Any advice would be appreciated.


----------



## cryptobrian (Apr 26, 2012)

feederseaters said:


> ... However I was wondering, if your were approached with the same offer, what would you choose to charge for different services? ... What about the following services, what would you charge: trimming, worming, bathing, external pest treatments, training (stand, back, stay, spin to right/left and basic manners) ...


You'll probably have to determine how you value your own time for the more time-consuming activities like training, but as a point of comparison for at least the small services such as hoof trimming, around our area (MD) you can hire a shearer to do most of these services. They usually charge around $50-75 for the visit, plus per-animal fees for each service ... the per-animal fees seem to run around $2-5.


----------



## Bob Jones (Aug 21, 2009)

> I would imagine he wants bottle babies so there is no transition time to become bonded. Does $10 a day plus the cost of milk per every two goats sound reasonable If I did it in my own barn? What about the following services, what would you charge: trimming, worming, bathing, external pest treatments, training (stand, back, stay, spin to right/left and basic manners), breeding/milking services (assuming he wants does in milk). Then of course there are emergency services and the associated boarding fees that would go along with it.


I'd have him own the goats, and I'd just be an employee. All the other costs associated with keeping the goats would be his directly. Anything less than this and he wants it on the cheap.

Then you only have one price to negotiate, being sure you get a punch time clock, since he won't want you full time for effectively what is just advertising for him.


----------



## ali pearson (Aug 12, 2009)

Maybe you could come up with another option for him, something where you have more control- What if he just "rents" you and your own goats to come hang out during the high traffic times at his farm?

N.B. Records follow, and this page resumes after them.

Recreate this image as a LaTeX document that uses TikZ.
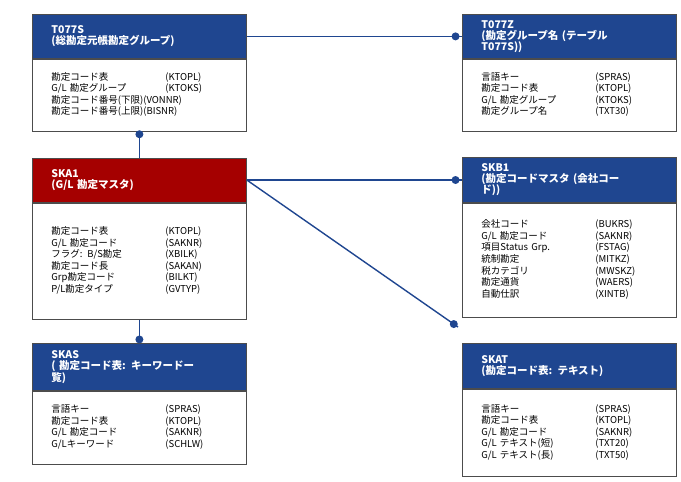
\documentclass[tikz,border=0pt]{standalone}
\usepackage{fontspec}
\setmainfont{Noto Sans CJK JP}
\usetikzlibrary{positioning}
\definecolor{navy}{HTML}{1F4690}
\definecolor{darkred}{HTML}{A50000}
\tikzset{
  head/.style={draw=black!70, fill=navy, text=white, font=\bfseries\fontsize{10.5}{11}\selectfont,
    anchor=north west, minimum width=214pt, text width=200pt, align=left, inner sep=0pt, line width=0.8pt},
  body/.style={draw=black!70, fill=white, anchor=north west, minimum width=214pt, text width=200pt,
    inner sep=0pt, font=\fontsize{9.5}{11.5}\selectfont, line width=0.8pt},
  link/.style={draw=navy, line width=1.4pt},
  dot/.style={circle, fill=navy, inner sep=0pt, minimum size=8pt}
}
\newcommand{\rows}[1]{\begin{tabular}[t]{@{\hspace{12pt}}p{114pt}@{}l@{}}#1\end{tabular}}
\begin{document}
\begin{tikzpicture}[x=1pt,y=-1pt]
\useasboundingbox (0,0) rectangle (681,482);
% headers
\path
(32,14) node[head, minimum height=44pt] (t077s) {\hspace*{12pt}T077S\\\hspace*{12pt}(総勘定元帳勘定グループ)}
(462,14) node[head, minimum height=44pt] (t077z) {\hspace*{12pt}T077Z\\\hspace*{12pt}(勘定グループ名 (テーブル\\\hspace*{12pt}T077S))}
(32,158) node[head, minimum height=44pt, fill=darkred] (ska1) {\hspace*{12pt}SKA1\\\hspace*{12pt}(G/L 勘定マスタ)}
(462,157) node[head, minimum height=45pt] (skb1) {\hspace*{12pt}SKB1\\\hspace*{12pt}(勘定コードマスタ (会社コー\\\hspace*{12pt}ド))}
(32,343) node[head, minimum height=47pt] (skas) {\hspace*{12pt}SKAS\\\hspace*{12pt}( 勘定コード表: キーワードー\\\hspace*{12pt}覧)}
(462,343) node[head, minimum height=45pt] (skat) {\hspace*{12pt}SKAT\\\hspace*{12pt}(勘定コード表: テキスト)};
% bodies
\node[body, minimum height=72pt] (t077s-b) at (t077s.south west) {\rows{勘定コード表 & (KTOPL)\\ G/L 勘定グループ & (KTOKS)\\ 勘定コード番号(下限)(VONNR) & \\ 勘定コード番号(上限)(BISNR) & }};
\node[body, minimum height=72pt] (t077z-b) at (t077z.south west) {\rows{言語キー & (SPRAS)\\ 勘定コード表 & (KTOPL)\\ G/L 勘定グループ & (KTOKS)\\ 勘定グループ名 & (TXT30)}};
\node[body, minimum height=116pt] (ska1-b) at (ska1.south west) {\rows{勘定コード表 & (KTOPL)\\ G/L 勘定コード & (SAKNR)\\ フラグ: B/S勘定 & (XBILK)\\ 勘定コード長 & (SAKAN)\\ Grp勘定コード & (BILKT)\\ P/L勘定タイプ & (GVTYP)}};
\node[body, minimum height=114pt] (skb1-b) at (skb1.south west) {\rows{会社コード & (BUKRS)\\ G/L 勘定コード & (SAKNR)\\ 項目Status Grp. & (FSTAG)\\ 統制勘定 & (MITKZ)\\ 税カテゴリ & (MWSKZ)\\ 勘定通貨 & (WAERS)\\ 自動仕訳 & (XINTB)}};
\node[body, minimum height=73pt] (skas-b) at (skas.south west) {\rows{言語キー & (SPRAS)\\ 勘定コード表 & (KTOPL)\\ G/L 勘定コード & (SAKNR)\\ G/Lキーワード & (SCHLW)}};
\node[body, minimum height=87pt] (skat-b) at (skat.south west) {\rows{言語キー & (SPRAS)\\ 勘定コード表 & (KTOPL)\\ G/L 勘定コード & (SAKNR)\\ G/L テキスト(短) & (TXT20)\\ G/L テキスト(長) & (TXT50)}};
% links
\coordinate (ska1-c) at ([yshift=-22pt]ska1.north east);
\draw[link] (t077s.east) -- (t077z.west) node[dot, pos=0.97] {};
\draw[link] (t077s-b.south) -- (ska1.north) node[dot, pos=0.1] {};
\draw[link] (ska1-c) -- (ska1-c -| skb1.west) node[dot, pos=0.97] {};
\draw[link] (ska1-c) -- ([xshift=-4pt,yshift=16pt]skat.north west) node[dot, pos=0.98] {};
\draw[link] (ska1-b.south) -- (skas.north) node[dot, pos=0.85] {};
\end{tikzpicture}
\end{document}
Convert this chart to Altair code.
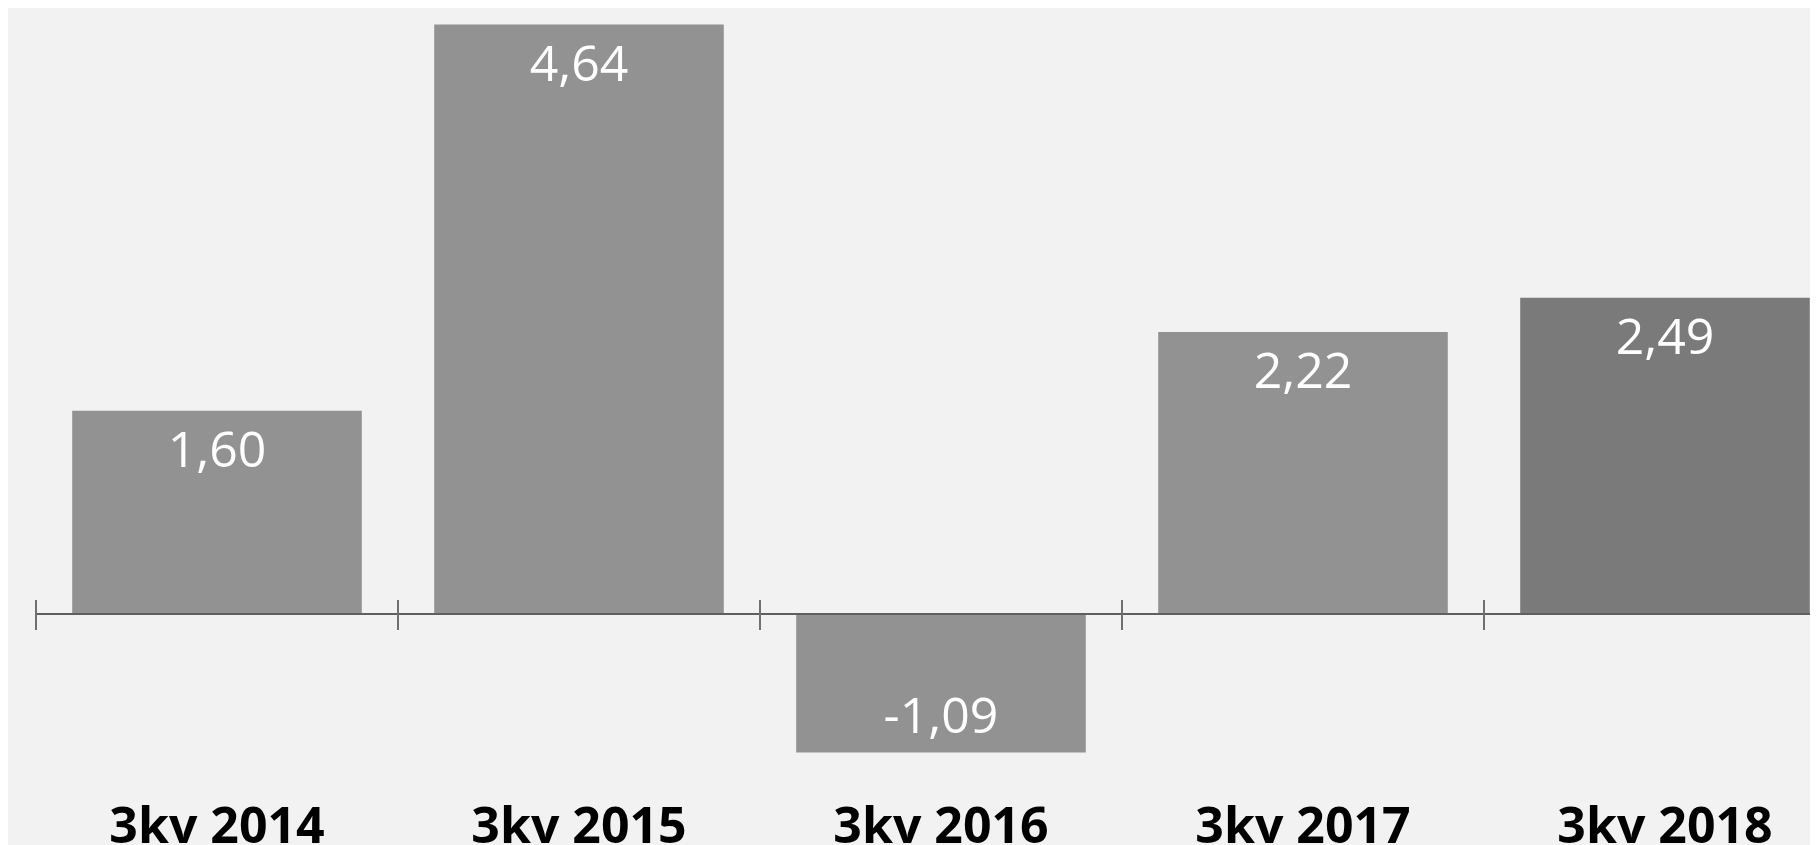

If I were you I would not do it unless he really wants to own goats. He should like goats, want to handle the goats, help take care of the goats. If he doesn't really want to own goats, then you will end up owning the goats or having to find homes for the goats. I've done animal rescue for many years and so often animals have to be surrendered to rescue places because there was an arrangement similar to what you describe. Noone fully "owned" the animals, so noone was willing to go the distance for them. Of course you could always eat them, unlike horses, but consider that that could happen.


----------



## Rex (Nov 30, 2008)

The only realistic way to do it is figure how many hours its going to take every day to do everything and multiply that by an acceptable hourly wage. Take that number and lump that into a set weekly, or monthly charge for your services. I wouldn't charge "him" by the hour because it leads to squabbles about when you were there and when you weren't. A set weekly or monthly fee eliminates the need to keep track of hours and as long as you are keeping up with everything he should be happy. Some weeks will be less work and some will be more but it should equal out in the end. Also if he owns the goats then he has to cover medications and vet bills.


----------